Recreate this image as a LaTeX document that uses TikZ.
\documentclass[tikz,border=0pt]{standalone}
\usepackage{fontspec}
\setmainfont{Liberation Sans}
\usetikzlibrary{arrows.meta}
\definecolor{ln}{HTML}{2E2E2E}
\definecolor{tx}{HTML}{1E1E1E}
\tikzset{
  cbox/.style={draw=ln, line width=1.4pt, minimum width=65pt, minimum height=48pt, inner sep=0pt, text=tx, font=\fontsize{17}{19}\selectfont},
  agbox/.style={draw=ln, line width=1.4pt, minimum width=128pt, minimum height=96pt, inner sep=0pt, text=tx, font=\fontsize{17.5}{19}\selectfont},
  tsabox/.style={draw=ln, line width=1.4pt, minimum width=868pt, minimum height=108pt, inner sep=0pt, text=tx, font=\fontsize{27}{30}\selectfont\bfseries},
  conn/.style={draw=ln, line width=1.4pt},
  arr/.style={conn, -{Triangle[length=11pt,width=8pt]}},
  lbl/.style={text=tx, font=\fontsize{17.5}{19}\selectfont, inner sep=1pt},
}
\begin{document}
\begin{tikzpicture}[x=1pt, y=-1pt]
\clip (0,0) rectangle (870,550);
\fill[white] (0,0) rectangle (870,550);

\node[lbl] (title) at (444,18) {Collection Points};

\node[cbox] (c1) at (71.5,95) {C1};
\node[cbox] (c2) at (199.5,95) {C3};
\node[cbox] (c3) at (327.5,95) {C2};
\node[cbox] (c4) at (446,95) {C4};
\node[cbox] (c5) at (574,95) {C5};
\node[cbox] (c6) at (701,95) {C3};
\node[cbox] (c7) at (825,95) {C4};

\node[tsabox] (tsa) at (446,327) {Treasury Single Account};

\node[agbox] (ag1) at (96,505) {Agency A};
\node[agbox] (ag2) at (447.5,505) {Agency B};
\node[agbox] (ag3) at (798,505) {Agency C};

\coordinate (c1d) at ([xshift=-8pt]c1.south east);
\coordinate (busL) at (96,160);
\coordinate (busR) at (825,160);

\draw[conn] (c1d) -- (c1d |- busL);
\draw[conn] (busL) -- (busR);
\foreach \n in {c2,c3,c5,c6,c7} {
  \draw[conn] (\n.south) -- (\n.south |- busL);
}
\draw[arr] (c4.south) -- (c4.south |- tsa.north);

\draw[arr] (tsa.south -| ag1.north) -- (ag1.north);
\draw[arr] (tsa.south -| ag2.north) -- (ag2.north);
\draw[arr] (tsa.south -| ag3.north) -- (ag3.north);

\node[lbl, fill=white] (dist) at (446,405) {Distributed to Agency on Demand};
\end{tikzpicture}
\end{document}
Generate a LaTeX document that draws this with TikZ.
*****
**What is being asked**
Repeat the data precisely, reproducing every entry.

**Answer to this task**
Recreate this image as a LaTeX document that uses TikZ.
\documentclass[tikz,border=0pt]{standalone}
\usepackage{fontspec}
\setmainfont{Liberation Sans}
\usetikzlibrary{arrows.meta}
\definecolor{ln}{HTML}{2E2E2E}
\definecolor{tx}{HTML}{1E1E1E}
\tikzset{
  cbox/.style={draw=ln, line width=1.4pt, minimum width=65pt, minimum height=48pt, inner sep=0pt, text=tx, font=\fontsize{17}{19}\selectfont},
  agbox/.style={draw=ln, line width=1.4pt, minimum width=128pt, minimum height=96pt, inner sep=0pt, text=tx, font=\fontsize{17.5}{19}\selectfont},
  tsabox/.style={draw=ln, line width=1.4pt, minimum width=868pt, minimum height=108pt, inner sep=0pt, text=tx, font=\fontsize{27}{30}\selectfont\bfseries},
  conn/.style={draw=ln, line width=1.4pt},
  arr/.style={conn, -{Triangle[length=11pt,width=8pt]}},
  lbl/.style={text=tx, font=\fontsize{17.5}{19}\selectfont, inner sep=1pt},
}
\begin{document}
\begin{tikzpicture}[x=1pt, y=-1pt]
\clip (0,0) rectangle (870,550);
\fill[white] (0,0) rectangle (870,550);

\node[lbl] (title) at (444,18) {Collection Points};

\node[cbox] (c1) at (71.5,95) {C1};
\node[cbox] (c2) at (199.5,95) {C3};
\node[cbox] (c3) at (327.5,95) {C2};
\node[cbox] (c4) at (446,95) {C4};
\node[cbox] (c5) at (574,95) {C5};
\node[cbox] (c6) at (701,95) {C3};
\node[cbox] (c7) at (825,95) {C4};

\node[tsabox] (tsa) at (446,327) {Treasury Single Account};

\node[agbox] (ag1) at (96,505) {Agency A};
\node[agbox] (ag2) at (447.5,505) {Agency B};
\node[agbox] (ag3) at (798,505) {Agency C};

\coordinate (c1d) at ([xshift=-8pt]c1.south east);
\coordinate (busL) at (96,160);
\coordinate (busR) at (825,160);

\draw[conn] (c1d) -- (c1d |- busL);
\draw[conn] (busL) -- (busR);
\foreach \n in {c2,c3,c5,c6,c7} {
  \draw[conn] (\n.south) -- (\n.south |- busL);
}
\draw[arr] (c4.south) -- (c4.south |- tsa.north);

\draw[arr] (tsa.south -| ag1.north) -- (ag1.north);
\draw[arr] (tsa.south -| ag2.north) -- (ag2.north);
\draw[arr] (tsa.south -| ag3.north) -- (ag3.north);

\node[lbl, fill=white] (dist) at (446,405) {Distributed to Agency on Demand};
\end{tikzpicture}
\end{document}
Generate a LaTeX document that draws this with TikZ.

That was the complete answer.